At a recent program cosponsored by the Defense Education Forum and American Bar Association Committee on Law and National Security, legal scholars and staff from key Congressional committees reviewed the role of Congress in approving discrete, limited use of force today, either against state actors like Libya or diffuse terrorist groups like al-Qaida in the Arabian Peninsula (AQAP).  

Some of the panelists expressed the belief that the Authorization for Use of Military Force (AUMF), passed in the wake of 9/11, has become dated and needs to be rewritten by Congress to clarify the powers of the Administration and whether the War on Terrorism is still primarily a military use of force or should be handled as a criminal issue, which is the European approach. 

In the case of Ahmed Abdulkadir Warsame, an alleged senior al-Shabab Somali terrorist with links to AQAP who was captured on April 19th, what we’ve seen is a new hybrid approach - military capture and civilian trial – that attempts to bridge the extremes of the military versus the criminal approach to terrorism.

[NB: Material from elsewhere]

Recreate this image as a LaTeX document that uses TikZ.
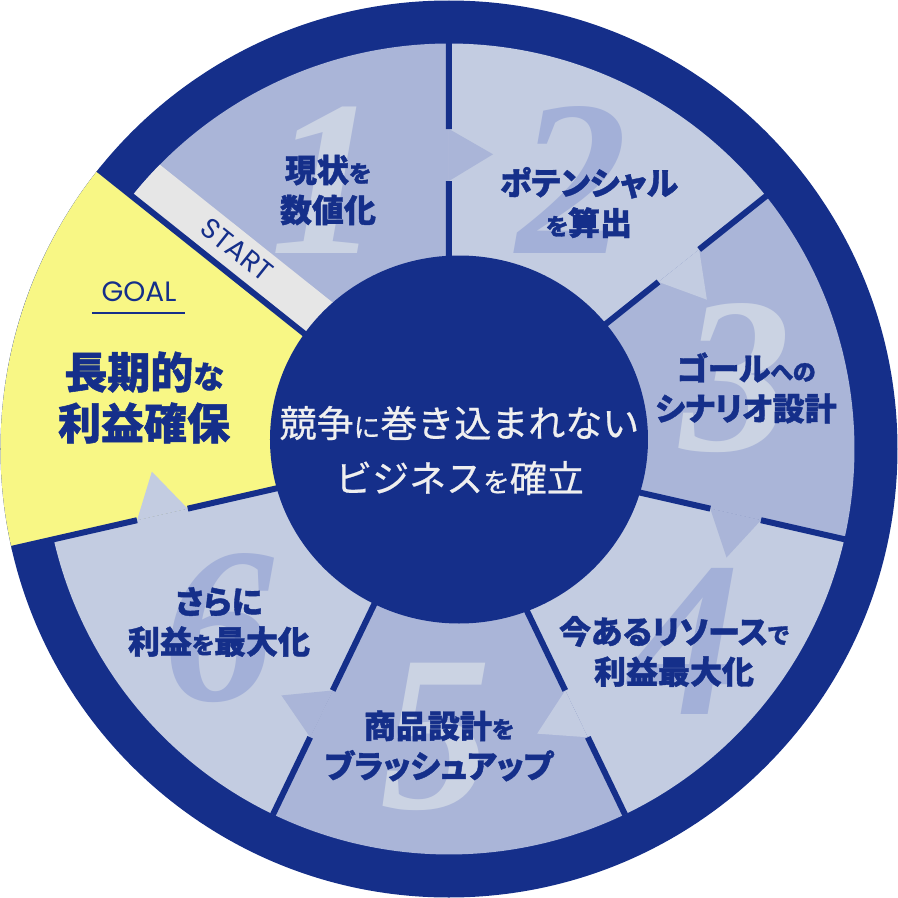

By not bringing Warsame to Guantanamo, and by bringing him to New York for civilian trial, Congress and the Administration seem to be odds over the proper way to handle terrorists. Congress has been adamant about NOT permitting Guantanamo detainees to come to the United States. Of course, Warsame never was a Guantanamo detainee – perhaps to ensure that he could be brought to the United States and tried in the Federal courts. 

Also discussed was whether Bin Laden’s death and the Arab Spring, a potential strategic defeat for al-Qaida in the region, obviate the need for the AUMF, or least necessitate its clarification. If they have been defeated, are we any longer at war? If we are not at war, does the AUMF need more precision?

For further reading, I recommend a July 2011 article by David Kris (who recently stepped down as the Assistant Attorney General for the National Security Division at the Department of Justice) titled “Criminal Prosecution as a Counterterrorism Tool.”  The following is an excerpt from the introduction:

“This article argues that we should continue to use all of the military, law enforcement, intelligence, diplomatic, and economic tools at our disposal, selecting in each case the particular tool that is most effective under the circumstances, consistent with our laws and values.”